A Mixed Bag

The address could have made far greater impact if Modi had voluntarily pledged his party’s commitment to clean up its funding

Published: 2nd Jan 2017   2:00 am Updated: 1st Jan 2017   10:15 pm

After the wound, now comes the balm. But, those who expected big bang announcements from Prime Minister Narendra Modi are bound to be disappointed. The hopes of a cash bonanza for the poor, who bore the brunt of the demonetisation pain, were belied as the Prime Minister’s address to the nation on New Year’s Eve was high on rhetoric and short on specific benefits for those who suffered most due to the cash crunch.Though Modi unveiled a slew of sops, including interest rate rebate on home loans, enhanced credit for small businesses, more houses for the rural poor, fixed interest rate of 8 per cent on deposits by senior citizens and cash assistance for pregnant women, the package falls far short of expectations if the objective was to soften the massive, all-encompassing impact of currency ban. The offer of two-month interest cushion on farm loans for the rabi season will not be of any significant help to the farming community reeling under a crisis.

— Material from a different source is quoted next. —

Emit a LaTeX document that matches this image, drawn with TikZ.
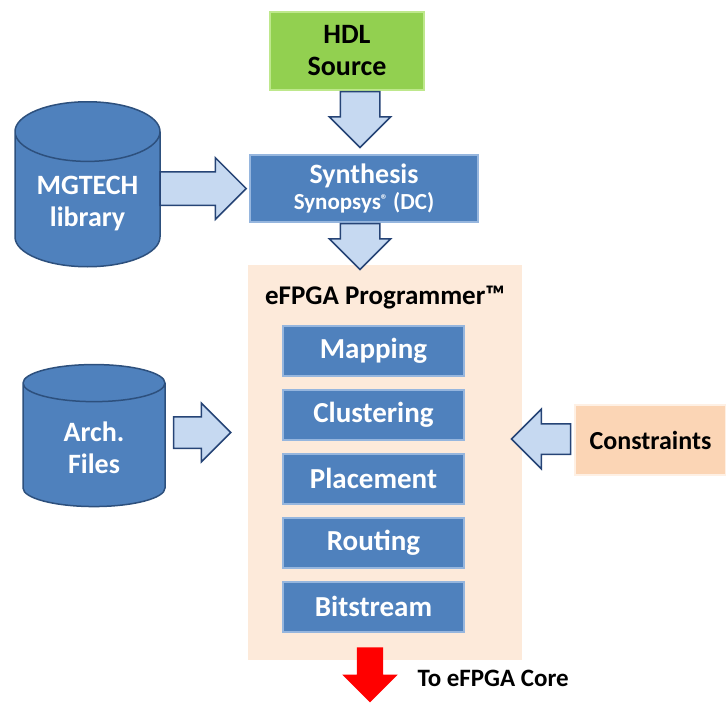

At the end of the painful 50-day period, as people were glued to their television sets for the PM’s address, the build-up and air of expectation surrounding the event was similar to the one ahead of any India-Pakistan ODI match. However, Modi did not offer any analysis of the gains of demonetisation and the extent of the scrapped notes coming back into the system nor was he specific about the timeframe for restoration of complete normalcy in banks. Instead, he appeared to frame the debate in the “honest versus dishonest” narrative, offering hopes of long-term benefits accruing to honest people. No assessment was forthcoming on the size of the parallel economy or the extent black money unearthed by the dramatic invalidation of high-value notes. There are expectations in political circles that some populist schemes and freebies may be unveiled in a phased manner, some at election rallies in poll-bound Uttar Pradesh and some more in the Union Budget. Modi’s promise to go after the corrupt and tax evaders, determination to expand the tax base and push for greater reliance on digital and banking-based payments are some of the pointers in this direction. The offer of interest rebate for housing loan for the urban poor and middle class is seen as a prelude to a big surgical strike on the real estate sector to target illegal properties.
The address could have made far greater impact if Modi had voluntarily pledged his party’s commitment to clean up its funding. Instead, he made a general appeal to political parties to become transparent. As the PM pitched demonetisation as a battle between good and evil, it must be realised that it is only a first baby step in the war on black money and corruption and people expect many more to follow.